FreshCore architecture

FreshCore is FreshData's optional native backend for cleaning-first workloads. It is designed to plug into the existing execution layer rather than replace the public API or the pandas reference implementation.

Integration model

  • Users opt in with fd.clean(df, engine="freshcore").
  • CleanConfig still controls what cleaning is requested.
  • EngineConfig still controls how execution is routed.
  • The default fd.clean(df) path remains unchanged.
  • Unsupported work delegates to the pandas reference pipeline and is recorded in CleanReport.fallback_events.

The Python adapter lives at freshdata.execution.backends._freshcore. It materializes pandas-compatible inputs, sends compact columns and plan parameters to the Rust module, then maps native output back into a pandas DataFrame and the standard CleanReport audit contract.

Native engine

The Rust crate is in crates/freshcore and exposes the freshdata_freshcore PyO3 module.
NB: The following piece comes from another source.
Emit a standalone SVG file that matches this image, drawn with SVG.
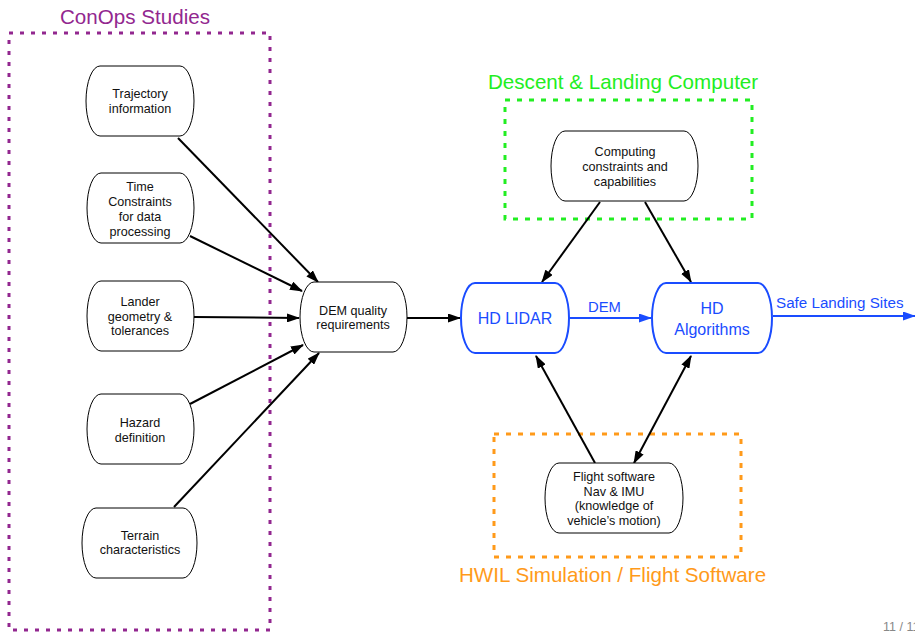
<svg xmlns="http://www.w3.org/2000/svg" width="915" height="632" viewBox="0 0 915 632">
<defs>
<marker id="ah" markerUnits="userSpaceOnUse" markerWidth="13" markerHeight="9" refX="12" refY="4.5" orient="auto-start-reverse" viewBox="0 0 13 9">
<path d="M0,0 L13,4.5 L0,9 z" fill="#000"/>
</marker>
<marker id="ahb" markerUnits="userSpaceOnUse" markerWidth="13" markerHeight="9" refX="12" refY="4.5" orient="auto" viewBox="0 0 13 9">
<path d="M0,0 L13,4.5 L0,9 z" fill="#1a4cff"/>
</marker>
</defs>
<style>
text{font-family:"Liberation Sans",Arial,sans-serif;}
.n{fill:#fff;stroke:#000;stroke-width:1;}
.nb{fill:#fff;stroke:#1a4cff;stroke-width:2;}
.t{font-size:12.6px;fill:#111;text-anchor:middle;}
.tb{font-size:16px;fill:#1a4cff;text-anchor:middle;}
.c{stroke:#000;stroke-width:2;fill:none;marker-end:url(#ah);}
.cb{stroke:#1a4cff;stroke-width:2;fill:none;marker-end:url(#ahb);}
.g{fill:none;stroke-width:3;}
.gt{font-size:20.6px;}
</style>
<rect width="915" height="632" fill="#fff"/>
<g id="groups">
<rect class="g" x="9" y="33" width="261" height="597" stroke="#92278f" stroke-dasharray="4 7"/>
<text class="gt" x="60" y="24" fill="#92278f">ConOps Studies</text>
<rect class="g" x="505" y="100" width="247" height="119" stroke="#22ee22" stroke-dasharray="5 7"/>
<text class="gt" x="488" y="89" fill="#22ee22">Descent &amp; Landing Computer</text>
<rect class="g" x="494" y="434" width="247" height="123" stroke="#ff9a1a" stroke-dasharray="5 7"/>
<text class="gt" x="459" y="582" fill="#ff9a1a">HWIL Simulation / Flight Software</text>
</g>
<g id="connectors">
<line class="c" x1="178" y1="138" x2="318" y2="282"/>
<line class="c" x1="190" y1="236" x2="302" y2="291"/>
<line class="c" x1="194" y1="317" x2="299" y2="318"/>
<line class="c" x1="190" y1="404" x2="303" y2="345"/>
<line class="c" x1="174" y1="507" x2="319" y2="353"/>
<line class="c" x1="407" y1="318" x2="460" y2="318"/>
<line class="c" x1="600" y1="202" x2="542" y2="282"/>
<line class="c" x1="645" y1="202" x2="691" y2="282"/>
<line class="c" x1="595" y1="463" x2="536" y2="356"/>
<line class="c" x1="634" y1="463" x2="691" y2="356" style="marker-start:url(#ah)"/>
<line class="cb" x1="569" y1="318" x2="651" y2="318"/>
<line class="cb" x1="773" y1="316" x2="915" y2="316"/>
<text x="588" y="312" font-size="14.8" fill="#1a4cff">DEM</text>
<text x="776" y="308" font-size="15.2" fill="#1a4cff">Safe Landing Sites</text>
</g>
<g id="n-trajectory">
<rect class="n" x="86" y="66" width="108" height="70" rx="14" ry="35"/>
<text class="t" x="140" y="98">Trajectory</text>
<text class="t" x="140" y="113">information</text>
</g>
<g id="n-time">
<rect class="n" x="87" y="173" width="107" height="70" rx="14" ry="35"/>
<text class="t" x="140" y="191">Time</text>
<text class="t" x="140" y="206">Constraints</text>
<text class="t" x="140" y="221">for data</text>
<text class="t" x="140" y="236">processing</text>
</g>
<g id="n-lander">
<rect class="n" x="87" y="281" width="107" height="70" rx="14" ry="35"/>
<text class="t" x="140" y="306">Lander</text>
<text class="t" x="140" y="321">geometry &amp;</text>
<text class="t" x="140" y="335">tolerances</text>
</g>
<g id="n-hazard">
<rect class="n" x="87" y="394" width="107" height="70" rx="14" ry="35"/>
<text class="t" x="140" y="427">Hazard</text>
<text class="t" x="140" y="442">definition</text>
</g>
<g id="n-terrain">
<rect class="n" x="82" y="508" width="115" height="70" rx="14" ry="35"/>
<text class="t" x="140" y="540">Terrain</text>
<text class="t" x="140" y="554">characteristics</text>
</g>
<g id="n-dem">
<rect class="n" x="300" y="282" width="107" height="70" rx="14" ry="35"/>
<text class="t" x="353" y="315">DEM quality</text>
<text class="t" x="353" y="329">requirements</text>
</g>
<g id="n-lidar">
<rect class="nb" x="461" y="283" width="108" height="70" rx="14" ry="35"/>
<text class="tb" x="515" y="324">HD LIDAR</text>
</g>
<g id="n-algorithms">
<rect class="nb" x="652" y="283" width="120" height="70" rx="14" ry="35"/>
<text class="tb" x="712" y="314">HD</text>
<text class="tb" x="712" y="335">Algorithms</text>
</g>
<g id="n-computing">
<rect class="n" x="551" y="131" width="147" height="70" rx="14" ry="35"/>
<text class="t" x="625" y="156">Computing</text>
<text class="t" x="625" y="171">constraints and</text>
<text class="t" x="625" y="186">capabilities</text>
</g>
<g id="n-flight">
<rect class="n" x="545" y="463" width="138" height="70" rx="14" ry="35"/>
<text class="t" x="614" y="481">Flight software</text>
<text class="t" x="614" y="496">Nav &amp; IMU</text>
<text class="t" x="614" y="510">(knowledge of</text>
<text class="t" x="614" y="525">vehicle’s motion)</text>
</g>
<text x="883" y="631" font-size="12.5" fill="#888">11 / 11</text>
</svg>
Its internal model is deliberately smaller than a general-purpose DataFrame:

  • typed nullable arrays (Float, Bool, Utf8)
  • separate validity/null representation through Option<T>
  • a compact physical cleaning plan
  • native kernels for strings, missing values, casts, duplicates, outliers, and simple profiles
  • operation-level timing records for benchmarks

FreshCore does not depend on pandas, Polars, DuckDB, Spark, Dask, Modin, Vaex, or any existing DataFrame execution engine.

V1 support boundary

FreshCore v1 runs native kernels for conservative, deterministic cleaning:

  • column name normalization
  • whitespace trimming
  • optional text case normalization via string_case=None|"lower"|"upper"
  • sentinel-to-missing normalization
  • empty row/column drops
  • full-row duplicate detection with duplicate_keep="first" or "last"
  • boolean and numeric string casts where safe
  • mean/median/mode imputation
  • IQR/z-score outlier clipping or flagging
  • simple per-column profile metadata

FreshCore falls back for semantic cleaning, context/policy protection, cleaning memory, domain packs, contracts, non-default indexes, duplicate subsets, aggregate/drop duplicate modes, model-based outliers, constant-column dropping, memory downcasting, and the balanced/aggressive decision engine.

Benchmarking

Build the native module before benchmarking:

pip install -e ".[dev,freshcore]"
maturin develop --manifest-path crates/freshcore/Cargo.toml --features extension-module
python benchmarks/bench_freshcore.py --rows 10000 100000 1000000 --workload full

The benchmark compares:

  • a handwritten pandas baseline
  • FreshData's pandas reference path
  • FreshCore through engine="freshcore"

The output includes timing, peak memory, fallback events, parity shape checks, and FreshCore stage timings when the native module is installed.